Common Variations and Edge Cases

Tighter identity governance often increases operational overhead, requiring organisations to balance safety against throughput and developer friction. That tradeoff is real, especially when agents execute many short-lived actions and each action needs context-aware approval. Best practice is evolving, and there is no universal standard for how fine-grained agent authorisation should be yet.

Some environments can rely on simple task-scoped roles, but many cannot. A customer support agent that only drafts responses is very different from an infrastructure agent that can open cloud consoles, modify Kubernetes resources, and rotate secrets. In the latter case, static RBAC becomes too blunt because the same identity may need different permissions depending on the task, the data sensitivity, and whether the agent is acting under human supervision. That is why the more mature pattern is to combine prompt filtering, approval gates, workload identity, and JIT access rather than treating one control as a substitute for the others.

This distinction is also visible in breach analysis. The Moltbook AI agent keys breach is a reminder that once secrets or agent keys are exposed, prompt hygiene alone cannot prevent misuse. For deeper lifecycle controls, Ultimate Guide to NHIs — Lifecycle Processes for Managing NHIs helps frame how provisioning, rotation, and revocation should work across the full identity lifecycle.
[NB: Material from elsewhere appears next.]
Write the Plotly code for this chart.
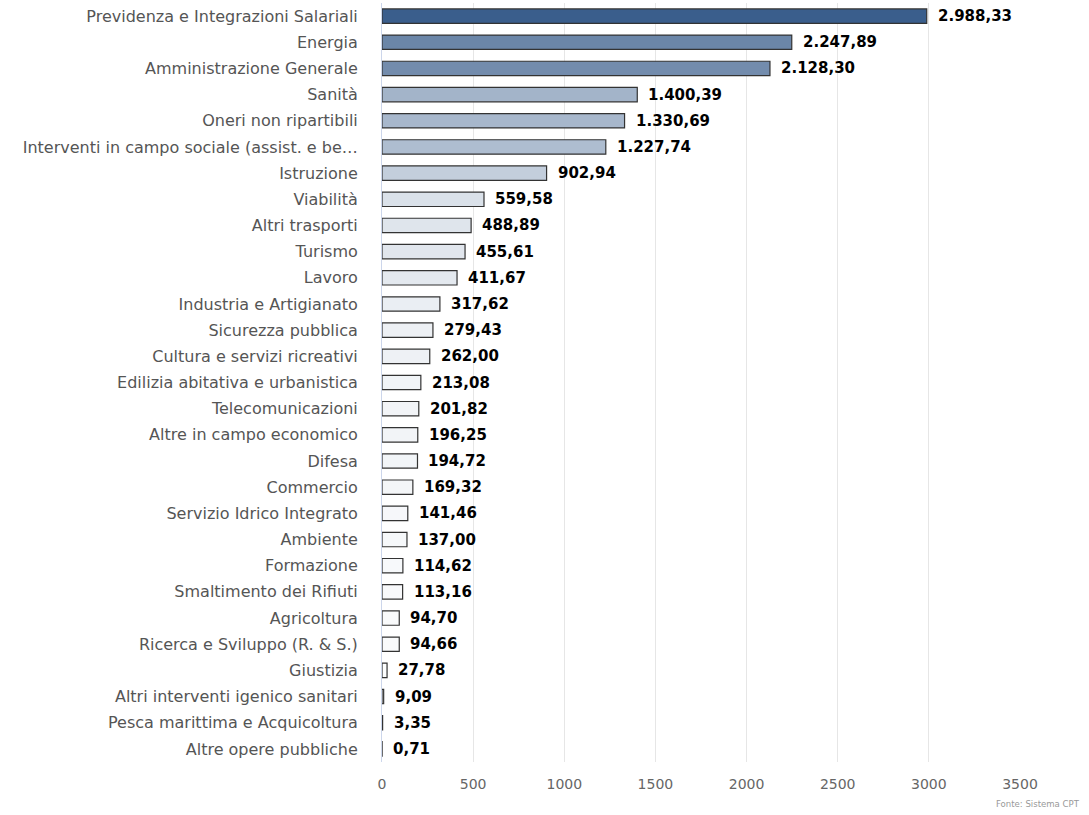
import plotly.graph_objects as go

categories = [
    "Previdenza e Integrazioni Salariali",
    "Energia",
    "Amministrazione Generale",
    "Sanità",
    "Oneri non ripartibili",
    "Interventi in campo sociale (assist. e be…",
    "Istruzione",
    "Viabilità",
    "Altri trasporti",
    "Turismo",
    "Lavoro",
    "Industria e Artigianato",
    "Sicurezza pubblica",
    "Cultura e servizi ricreativi",
    "Edilizia abitativa e urbanistica",
    "Telecomunicazioni",
    "Altre in campo economico",
    "Difesa",
    "Commercio",
    "Servizio Idrico Integrato",
    "Ambiente",
    "Formazione",
    "Smaltimento dei Rifiuti",
    "Agricoltura",
    "Ricerca e Sviluppo (R. & S.)",
    "Giustizia",
    "Altri interventi igenico sanitari",
    "Pesca marittima e Acquicoltura",
    "Altre opere pubbliche",
]
values = [2988.33, 2247.89, 2128.30, 1400.39, 1330.69, 1227.74, 902.94, 559.58,
          488.89, 455.61, 411.67, 317.62, 279.43, 262.00, 213.08, 201.82, 196.25,
          194.72, 169.32, 141.46, 137.00, 114.62, 113.16, 94.70, 94.66, 27.78,
          9.09, 3.35, 0.71]
x_ticks = [0, 500, 1000, 1500, 2000, 2500, 3000, 3500]


def fmt_it(v):
    return f"{v:,.2f}".replace(",", "X").replace(".", ",").replace("X", ".")


fig = go.Figure()
fig.add_trace(go.Bar(
    x=values,
    y=categories,
    orientation="h",
    width=0.55,
    marker=dict(
        color=values,
        colorscale=[[0, "#ffffff"], [1, "#3a5e8c"]],
        cmin=0,
        cmax=max(values),
        line=dict(color="#333333", width=1.2),
    ),
    hoverinfo="skip",
))

for v, c in zip(values, categories):
    fig.add_annotation(
        x=v, y=c, text="<b>" + fmt_it(v) + "</b>",
        xanchor="left", yanchor="middle", xshift=9, showarrow=False,
        font=dict(family="DejaVu Sans", size=15, color="#000000"),
    )

fig.add_annotation(
    x=1, y=0, xref="paper", yref="paper", xanchor="right", yanchor="top",
    text="Fonte: Sistema CPT", showarrow=False, xshift=62, yshift=-34,
    font=dict(family="DejaVu Sans Condensed, DejaVu Sans", size=9.5, color="#999999"),
)

fig.update_layout(
    width=1089, height=815,
    margin=dict(l=382, r=69, t=3, b=53),
    paper_bgcolor="white", plot_bgcolor="white",
    separators=",.",
    showlegend=False,
    xaxis=dict(
        range=[0, 3500], tickvals=x_ticks,
        showgrid=True, gridcolor="#e6e6e6", gridwidth=1,
        zeroline=False, showline=False,
        tickfont=dict(family="DejaVu Sans", size=14, color="#666666"),
        ticks="", ticklabelstandoff=12,
    ),
    yaxis=dict(
        autorange="reversed",
        showline=True, linecolor="#ccd6eb", linewidth=1,
        showgrid=False, zeroline=False,
        tickfont=dict(family="DejaVu Sans", size=16, color="#555555"),
        ticks="", ticklabelstandoff=20,
    ),
)

fig.write_html("out.html", config={"displayModeBar": False},
               post_script="document.body.style.margin='0';")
The practical limit is simple: prompt filtering can reduce bad inputs, but it cannot safely compensate for persistent credentials, broad entitlements, or autonomous agents that can operate faster than human review.
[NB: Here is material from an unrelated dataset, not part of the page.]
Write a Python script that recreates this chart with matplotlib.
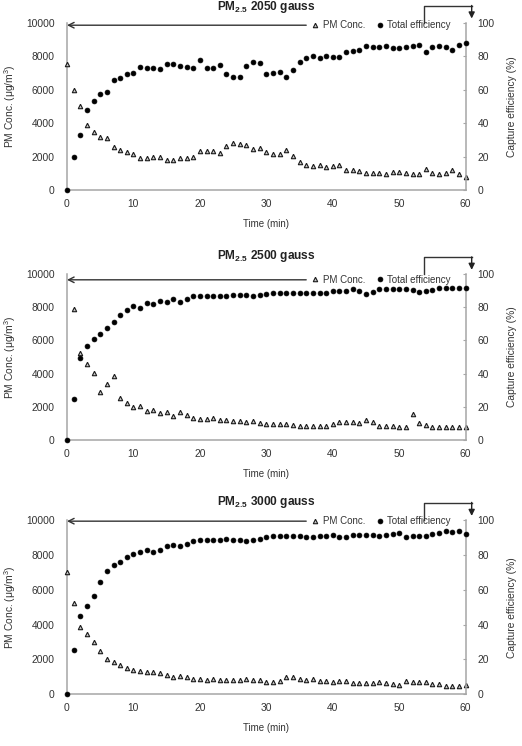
import numpy as np
import matplotlib
matplotlib.use("Agg")
from matplotlib import pyplot as plt

plt.rcParams["font.family"] = ["Liberation Sans", "DejaVu Sans"]
plt.rcParams["mathtext.fontset"] = "custom"
plt.rcParams["mathtext.rm"] = "Liberation Sans"
plt.rcParams["mathtext.it"] = "Liberation Sans:italic"
plt.rcParams["mathtext.bf"] = "Liberation Sans:bold"

time_min = list(range(0, 61))

titles = ["2050 gauss", "2500 gauss", "3000 gauss"]

pm_2050 = [7550, 6000, 5000, 3860, 3450, 3170, 3080, 2550, 2420, 2260, 2170,
	1930, 1930, 1980, 2000, 1780, 1780, 1890, 1890, 1980, 2340,
	2340, 2340, 2230, 2610, 2780, 2720, 2680, 2450, 2490, 2250,
	2170, 2130, 2370, 2050, 1690, 1510, 1450, 1510, 1390, 1450,
	1510, 1220, 1200, 1120, 1000, 1040, 1000, 980, 1080, 1080,
	1040, 980, 940, 1240, 1020, 980, 1000, 1180, 940, 800]
eff_2050 = [0, 20, 33, 48, 53.4, 57.2, 58.4, 65.6, 67.1, 69.3, 69.7,
	73.4, 73.1, 72.7, 72.3, 75.2, 75.2, 74.1, 73.7, 73.1, 78.0,
	73.1, 73.1, 74.5, 69.5, 67.6, 67.7, 73.9, 76.5, 76.1, 69.3,
	69.7, 70.5, 67.7, 71.7, 76.5, 79.1, 79.9, 78.9, 80.3, 79.7,
	79.3, 82.7, 83.1, 83.7, 85.9, 85.5, 85.5, 86.3, 84.9, 84.9,
	85.5, 86.3, 86.7, 82.7, 85.5, 86.3, 85.5, 83.9, 86.7, 88.0]

pm_2500 = [np.nan, 7890, 5260, 4560, 4020, 2890, 3370, 3840, 2550, 2250, 2010,
	2030, 1770, 1830, 1650, 1690, 1470, 1690, 1490, 1310, 1290,
	1290, 1350, 1180, 1180, 1140, 1120, 1100, 1120, 1020, 960,
	940, 960, 940, 920, 840, 840, 840, 840, 840, 940,
	1100, 1100, 1100, 1000, 1180, 1100, 840, 840, 840, 800,
	760, 1590, 1000, 900, 800, 760, 760, 760, 760, 760]
eff_2500 = [0, 24.7, 49.6, 56.4, 61.0, 64.1, 67.5, 71.3, 75.3, 78.3, 80.5,
	79.7, 82.5, 81.9, 83.9, 83.3, 85.1, 83.3, 84.9, 86.5, 86.9,
	86.9, 86.7, 86.7, 86.9, 87.1, 87.6, 87.6, 86.9, 87.1, 87.8,
	88.8, 88.4, 88.4, 88.4, 88.8, 88.4, 88.4, 88.4, 88.4, 89.8,
	89.8, 89.8, 91.0, 90.0, 87.8, 89.4, 90.8, 90.8, 90.8, 91.2,
	91.2, 90.4, 89.0, 89.8, 90.6, 91.4, 91.4, 91.4, 91.4, 91.4]

pm_3000 = [7000, 5220, 3860, 3450, 3010, 2460, 2020, 1820, 1670, 1480, 1380,
	1310, 1250, 1290, 1210, 1070, 1000, 1040, 960, 840, 840,
	810, 840, 810, 810, 810, 830, 840, 810, 790, 710,
	670, 750, 1000, 960, 840, 830, 840, 730, 730, 690,
	730, 730, 630, 610, 650, 650, 670, 650, 580, 520,
	730, 690, 670, 670, 600, 580, 440, 480, 480, 540]
eff_3000 = [0, 25.5, 44.7, 50.9, 56.4, 64.7, 71.0, 74.1, 76.0, 78.7, 80.4,
	81.6, 82.9, 82.0, 82.9, 85.0, 85.8, 85.2, 86.6, 88.3, 88.5,
	88.5, 88.5, 88.5, 89.1, 88.7, 88.7, 88.3, 88.9, 89.4, 90.2,
	91.0, 90.8, 90.8, 90.8, 91.0, 90.6, 90.4, 91.0, 91.0, 91.4,
	90.4, 90.4, 91.6, 91.7, 91.6, 91.4, 90.8, 91.6, 92.3, 92.5,
	90.2, 90.8, 91.0, 90.8, 91.9, 92.7, 93.7, 93.5, 93.7, 92.3]

pm_series = [pm_2050, pm_2500, pm_3000]
eff_series = [eff_2050, eff_2500, eff_3000]

TEXT = "#333333"
SPINE = "#a6a6a6"

W, H = 522, 746
fig = plt.figure(figsize=(W / 100, H / 100), dpi=100)

# axes boxes in pixels: (top, bottom)
boxes = [(22.7, 190), (274, 440), (520.3, 694)]
left_px, right_px = 67, 465.7
legend_y = [0.985, 0.965, 0.995]
title_off = [11, 13, 13]

for i in range(3):
	top, bottom = boxes[i]
	ax = fig.add_axes([left_px / W, (H - bottom) / H, (right_px - left_px) / W, (bottom - top) / H])
	ax2 = ax.twinx()

	ax.set_xlim(0, 60)
	ax.set_ylim(0, 10000)
	ax2.set_ylim(0, 100)
	ax.set_xticks([0, 10, 20, 30, 40, 50, 60])
	ax.set_yticks([0, 2000, 4000, 6000, 8000, 10000])
	ax2.set_yticks([0, 20, 40, 60, 80, 100])

	pm_line, = ax.plot(time_min, pm_series[i], linestyle="none", marker="^", ms=3.2,
		mfc="#c8c8c8", mec="#1a1a1a", mew=0.8, clip_on=False, zorder=3, label="PM Conc.")
	eff_line, = ax2.plot(time_min, eff_series[i], linestyle="none", marker="o", ms=3.5,
		mfc="black", mec="black", mew=0.5, clip_on=False, zorder=3, label="Total efficiency")

	for a in (ax, ax2):
		a.spines["top"].set_visible(False)
		for s in ("left", "right", "bottom"):
			a.spines[s].set_color(SPINE)
			a.spines[s].set_linewidth(1.1)
		a.patch.set_visible(False)
	ax.spines["right"].set_visible(False)
	ax2.spines["left"].set_visible(False)
	ax2.spines["bottom"].set_visible(False)

	ax.tick_params(axis="x", length=0, pad=6.5, labelsize=7.4, labelcolor=TEXT)
	ax.tick_params(axis="y", length=0, pad=9, labelsize=7.4, labelcolor=TEXT)
	ax2.tick_params(axis="y", direction="in", length=2.5, width=0.8, color=SPINE, pad=8.5, labelsize=7.4, labelcolor=TEXT)

	ax.set_xlabel("Time (min)", fontsize=7.0, color=TEXT, labelpad=7)
	ax.set_ylabel("PM Conc. (μg/m$^3$)", fontsize=7.4, color=TEXT, labelpad=6)
	ax2.set_ylabel("Capture efficiency (%)", fontsize=7.4, color=TEXT, labelpad=9)

	ax.annotate(r"PM$_{\mathbf{2.5}}$ " + titles[i], xy=(0.5, 1), xycoords="axes fraction",
		xytext=(0, title_off[i]), textcoords="offset points", ha="center", va="center",
		fontsize=8.6, fontweight="bold", color="#222222")

	ly = legend_y[i]
	ax.legend(handles=[pm_line, eff_line], loc="center right", bbox_to_anchor=(0.975, ly),
		ncol=2, frameon=False, fontsize=7.0, handlelength=0.8, handletextpad=0.4,
		columnspacing=1.1, borderpad=0, labelcolor=TEXT)

	# arrow to the left axis
	ax.annotate("", xy=(0.0, ly), xycoords="axes fraction", xytext=(0.60, ly),
		arrowprops=dict(arrowstyle="->", color="#333333", lw=1.0, mutation_scale=10,
			shrinkA=0, shrinkB=0))

	# bent arrow to the right axis
	xv, xr, yb, yt, ytip = 0.895, 1.015, 1.0, 1.10, 1.025
	ax.plot([xv, xv, xr], [yb, yt, yt], color="#333333", lw=1.0, transform=ax.transAxes, clip_on=False)
	ax.annotate("", xy=(xr, ytip), xycoords="axes fraction", xytext=(xr, yt + 0.003),
		arrowprops=dict(arrowstyle="-|>", color="#222222", lw=1.0, mutation_scale=9,
			shrinkA=0, shrinkB=0))

plt.savefig("out.png", dpi=100)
Standards & Framework Alignment

This section maps relevant standards and security frameworks to the operational risks and controls described in this guidance.

OWASP Agentic AI Top 10 and CSA MAESTRO address the attack and risk surface, while NIST AI RMF set the governance and control requirements practitioners need to meet.

Framework Control / Reference Relevance
OWASP Agentic AI Top 10 A01 Agentic prompt abuse and tool misuse are central to this question.
CSA MAESTRO MAESTRO models how autonomous agents combine prompts, tools, and identity.
NIST AI RMF GOVERN AI RMF GOVERN fits accountability for agent behaviour and access decisions.

Treat prompt filtering as one layer and constrain agent actions with runtime policy and least privilege.